Even more, print media is dying, leaving the internet as our primary source of interaction. This consists of wires and servers owned by people who pay for electricity and bandwidth, which means that there are no real private spaces, only public ones owned by others who have the right to enforce censorship.

Now, this could be a temporary legal bubble; after all, the internet is a collective enterprise, and no site exists without it, so for Meta to claim absolute jurisdiction over material on its server is dubious, especially since it is granted some legal protections for that content.

To provide an option, the usual Open Source type people have created their own network based on GNUSocial called the Fediverse. However, like most Open Source projects, this one is designed around the nerd mentality and not the average person, which means that it is much smaller and more random than the big public sites.

These servers promise the power of social media for information sharing without the problems, namely censorship, that afflict the big sites. However, in the interest of keeping their audience happy and not getting in trouble with their webhosts, the major Fediverse sites have embarked on a diligent campaign of censorship.

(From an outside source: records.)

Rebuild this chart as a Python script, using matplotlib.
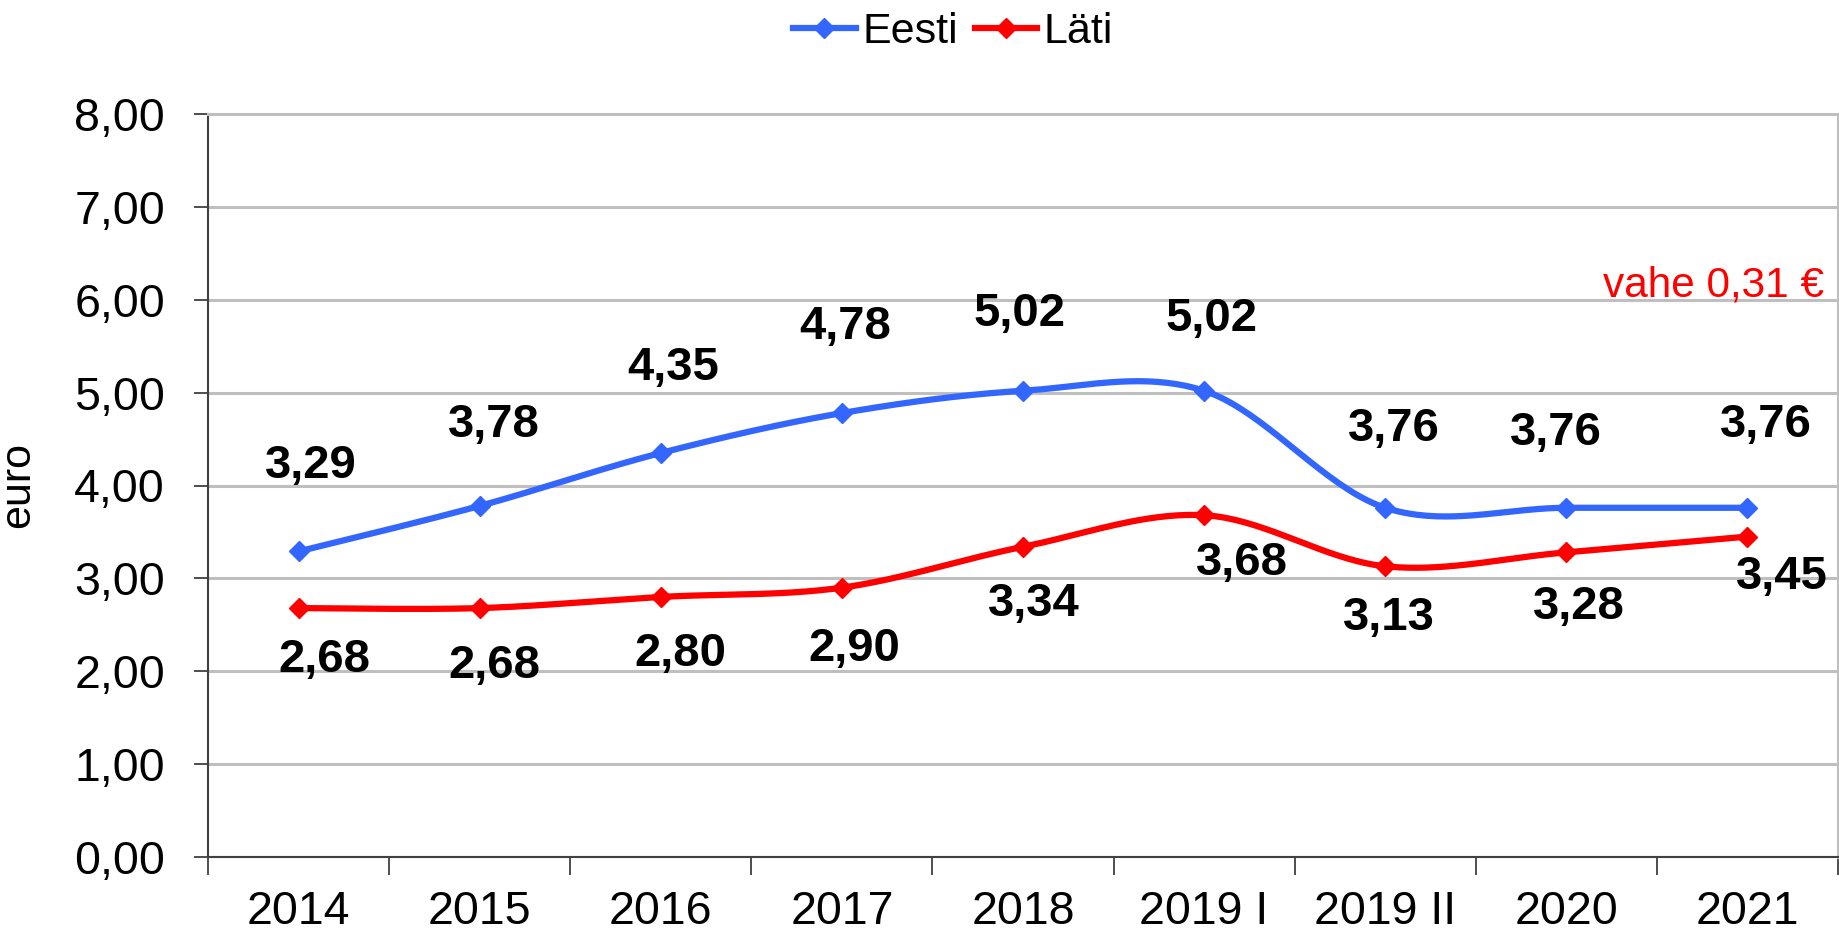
import matplotlib as mpl
mpl.use('Agg')
import matplotlib.pyplot as plt
import numpy as np
from matplotlib.lines import Line2D

plt.rcParams['font.family'] = ['Liberation Sans', 'DejaVu Sans']

aastad = ['2014', '2015', '2016', '2017', '2018', '2019 I', '2019 II', '2020', '2021']
eesti = [3.29, 3.78, 4.35, 4.78, 5.02, 5.02, 3.76, 3.76, 3.76]
lati = [2.68, 2.68, 2.80, 2.90, 3.34, 3.68, 3.13, 3.28, 3.45]
y_ticks = [0, 1, 2, 3, 4, 5, 6, 7, 8]
vahe_tekst = 'vahe 0,31 €'

# sildi nihked (andmeuhikutes) punkti suhtes
eesti_dx = [0.07, 0.08, 0.07, 0.02, -0.02, 0.04, 0.05, -0.06, 0.10]
eesti_dy = [0.92, 0.87, 0.92, 0.93, 0.83, 0.77, 0.85, 0.80, 0.89]
lati_dx = [0.14, 0.08, 0.11, 0.07, 0.06, 0.21, 0.02, 0.07, 0.19]
lati_dy = [-0.56, -0.62, -0.61, -0.66, -0.62, -0.51, -0.56, -0.59, -0.44]

SININE = '#3366FF'
PUNANE = '#FF0000'


# Exceli moodi silutud joon (Catmull-Rom / Bezier)
def silu(x, y, n=40):
    p = np.column_stack([x, y]).astype(float)
    xs, ys = [], []
    t = np.linspace(0, 1, n)
    for i in range(len(p) - 1):
        p0 = p[i - 1] if i > 0 else p[i]
        p1 = p[i]
        p2 = p[i + 1]
        p3 = p[i + 2] if i + 2 < len(p) else p[i + 1]
        c1 = p1 + (p2 - p0) / 6
        c2 = p2 - (p3 - p1) / 6
        b = ((1 - t) ** 3)[:, None] * p1 + (3 * (1 - t) ** 2 * t)[:, None] * c1 \
            + (3 * (1 - t) * t ** 2)[:, None] * c2 + (t ** 3)[:, None] * p2
        xs.extend(b[:, 0])
        ys.extend(b[:, 1])
    return np.array(xs), np.array(ys)


fig = plt.figure(figsize=(18.4, 9.32), dpi=100)
ax = fig.add_axes([208 / 1840, 75 / 932, 1630 / 1840, 743 / 932])

x = np.arange(len(aastad))
for vals, col in [(eesti, SININE), (lati, PUNANE)]:
    sx, sy = silu(x, vals)
    ax.plot(sx, sy, color=col, lw=4.5, solid_capstyle='round', zorder=3)
    ax.plot(x, vals, ls='none', marker='D', ms=10, color=col, zorder=4)

for i in range(len(aastad)):
    ax.text(x[i] + eesti_dx[i], eesti[i] + eesti_dy[i], f'{eesti[i]:.2f}'.replace('.', ','),
            ha='center', va='center', fontsize=34, fontweight='bold', color='black')
    ax.text(x[i] + lati_dx[i], lati[i] + lati_dy[i], f'{lati[i]:.2f}'.replace('.', ','),
            ha='center', va='center', fontsize=34, fontweight='bold', color='black')

ax.text(8.42, 6.03, vahe_tekst, ha='right', va='baseline', fontsize=30.5, color=PUNANE)

ax.set_xlim(-0.5, len(aastad) - 0.5)
ax.set_ylim(0, 8)
ax.set_yticks(y_ticks)
ax.set_yticklabels([f'{v:.2f}'.replace('.', ',') for v in y_ticks], fontsize=33.5)
ax.set_xticks(x)
ax.set_xticklabels(aastad, fontsize=33.5)
ax.tick_params(axis='x', length=0, pad=24)
ax.set_xticks(np.arange(-0.5, len(aastad)), minor=True)
ax.tick_params(axis='x', which='minor', length=13, width=1.3, color='#404040', direction='out')
ax.tick_params(axis='y', length=10, width=1.3, color='#404040', pad=21)

ax.grid(axis='y', color='#BFBFBF', lw=2.2, zorder=0)
for s in ['left', 'bottom']:
    ax.spines[s].set_color('#404040')
    ax.spines[s].set_linewidth(1.5)
for s in ['top', 'right']:
    ax.spines[s].set_color('#BFBFBF')
    ax.spines[s].set_linewidth(2.2)

fig.text(18 / 1840, (932 - 485) / 932, 'euro', rotation=90, ha='center', va='center', fontsize=31)

handles = [Line2D([], [], color=SININE, lw=4.5, marker='D', ms=10),
           Line2D([], [], color=PUNANE, lw=4.5, marker='D', ms=10)]
fig.legend(handles, ['Eesti', 'Läti'], loc='center', bbox_to_anchor=(0.518, 0.966), ncol=2,
           frameon=False, fontsize=31, handlelength=1.45, handletextpad=0.15, columnspacing=0.4)

fig.savefig('out.png', dpi=100)
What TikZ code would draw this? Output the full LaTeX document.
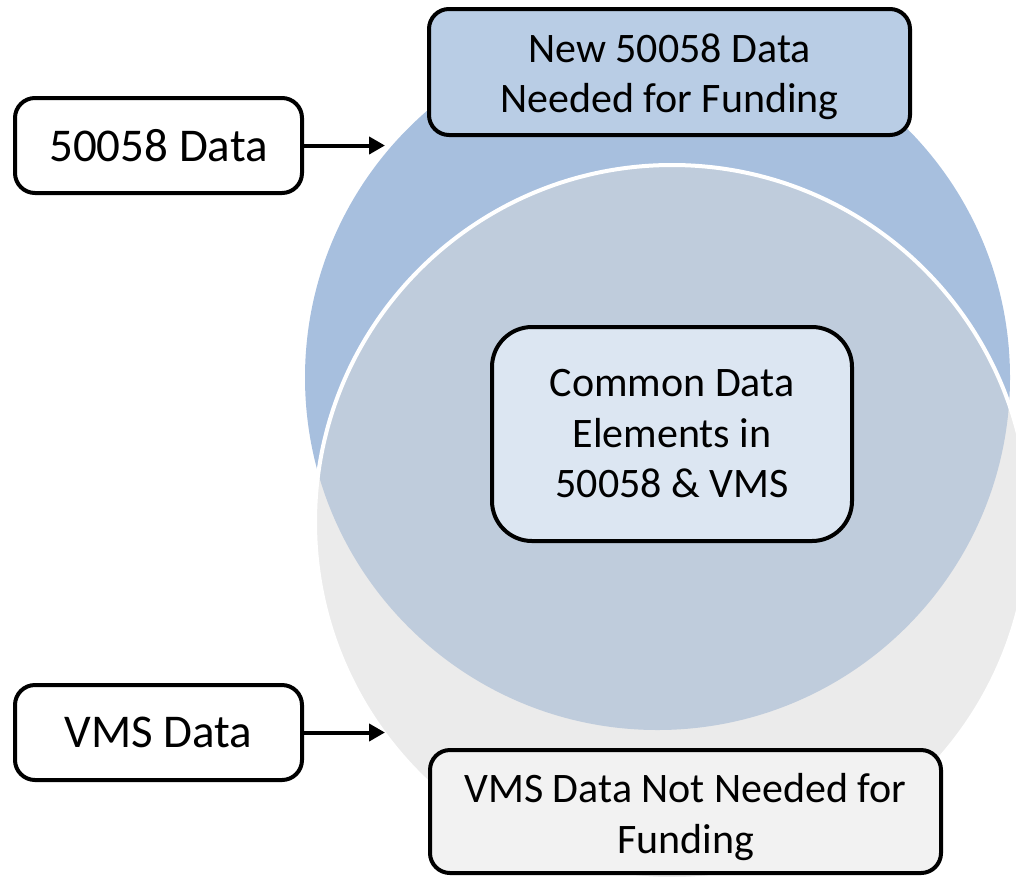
\documentclass[tikz,border=0pt]{standalone}
\usepackage{fontspec}
\setmainfont{Carlito}
\usetikzlibrary{arrows.meta}
\definecolor{blueC}{HTML}{A7BFDE}
\definecolor{grayC}{HTML}{EBEBEB}
\definecolor{interC}{HTML}{BFCCDC}
\definecolor{topF}{HTML}{B9CDE5}
\definecolor{midF}{HTML}{DCE6F2}
\definecolor{botF}{HTML}{F2F2F2}
\tikzset{
  box/.style={draw=black, line width=4pt, rounded corners=20pt, align=center, inner sep=0pt},
  leftbox/.style={box, fill=white, minimum width=287pt, minimum height=95pt, font=\fontsize{47}{56}\selectfont},
  bigtext/.style={font=\fontsize{42}{50.5}\selectfont},
  conn/.style={line width=4pt, -{Triangle[length=16pt,width=17pt]}}
}
\begin{document}
\begin{tikzpicture}[x=1pt,y=-1pt]
\useasboundingbox (0,0) rectangle (1016,876);
% circles
\fill[blueC] (657.5,377.5) circle [radius=352.5pt];
\fill[grayC] (672,522) circle [radius=357pt];
\begin{scope}
  \clip (657.5,377.5) circle [radius=352.5pt];
  \fill[interC] (672,522) circle [radius=357pt];
\end{scope}
\draw[white, line width=4pt] (672,522) circle [radius=357pt];
% boxes
\node[leftbox] (b1) at (158.5,145.5) {50058 Data};
\node[leftbox] (b2) at (158.5,732.5) {VMS Data};
\node[box, bigtext, fill=topF, minimum width=481pt, minimum height=126pt] (top) at (669.5,72) {\rule{0pt}{38pt}New 50058 Data\\Needed for Funding};
\node[box, bigtext, fill=midF, rounded corners=40pt, minimum width=360pt, minimum height=214pt] (mid) at (672,434) {Common Data\\Elements in\\50058 \& VMS};
\node[box, bigtext, fill=botF, minimum width=511pt, minimum height=123pt] (bot) at (685.5,811.5) {\rule{0pt}{40pt}VMS Data Not Needed for\\Funding};
% arrows
\coordinate (a1) at (385,145.5);
\coordinate (a2) at (385,732.5);
\draw[conn] (b1.east) -- (a1);
\draw[conn] (b2.east) -- (a2);
\end{tikzpicture}
\end{document}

We can easily test this by posting a free speech canary such as the following to see who mass complains and which janitors remove the content:

I am preemptively muting people from these groups:

1. People from SF and NY
2. Born-again Christians
3. Pro-Palestinians
4. Commercial messages
5. National Socialists
6. Communists/Socialists
7. Transsexuals
8. Influencers

There are lovely people from all of these groups, no doubt, but there is also a much higher rate of mental illness than in the regular population and I don’t want it in my head.

This message is designed to be as neutral as possible while mentioning a real-world problem and a possible solution, namely excluding people from certain angry groups from the user’s own view. Their messages still get out to everyone else, so they are not censored, but they are kept away from the user who does the muting.

It turns out that most of the big sites on the “Mastodon” or politically-correct side of the Fediverse censor these posts, as well as mention of scientific data that indicates mental health problems in the transgender community, such as the scientic studies about the associations between transsexualism and other mental health problems.

One section of the Fediverse does not fall prey to this, and that is the Open Fediverse or free speech related section that realizes social media is only useful so far as it is open to all viewpoints:

Broadly speaking, servers whose anti-authoritarian operators take a principled stance on freedom of expression.

I disapprove of what you say, but I will defend to the death your right to say it. – Voltaire

Freezepeach servers are operated by individuals who do not censor user posts for reasons that are, under Section 230, defined as “otherwise objectionable”.

This much smaller segment of the Fediverse operates without constant censorship and therefore is much more interesting to people looking for ideas instead of Taylor Swift and Joseph Robinette Biden news. It alone seems to be resistant to what is occurring now, namely the corporate takeover the Fediverse.

Last week the network Minds began openly federating or sharing posts with other servers on the Fediverse, and this week the latest Meta project, Threads, has begun doing the same. The bigger social networks dwarf the Fediverse traffic and will quickly assimilate it, then implement their own Politically Correct censorship.

As one might have predicted, the only resistance to assimilation is hard realism, and this requires networks that are surly, uncontrolled, and impolitic, much as the early internet was. The Fediverse offered something the mainstream sites did not, then removed it, and now will perish for its stupidity.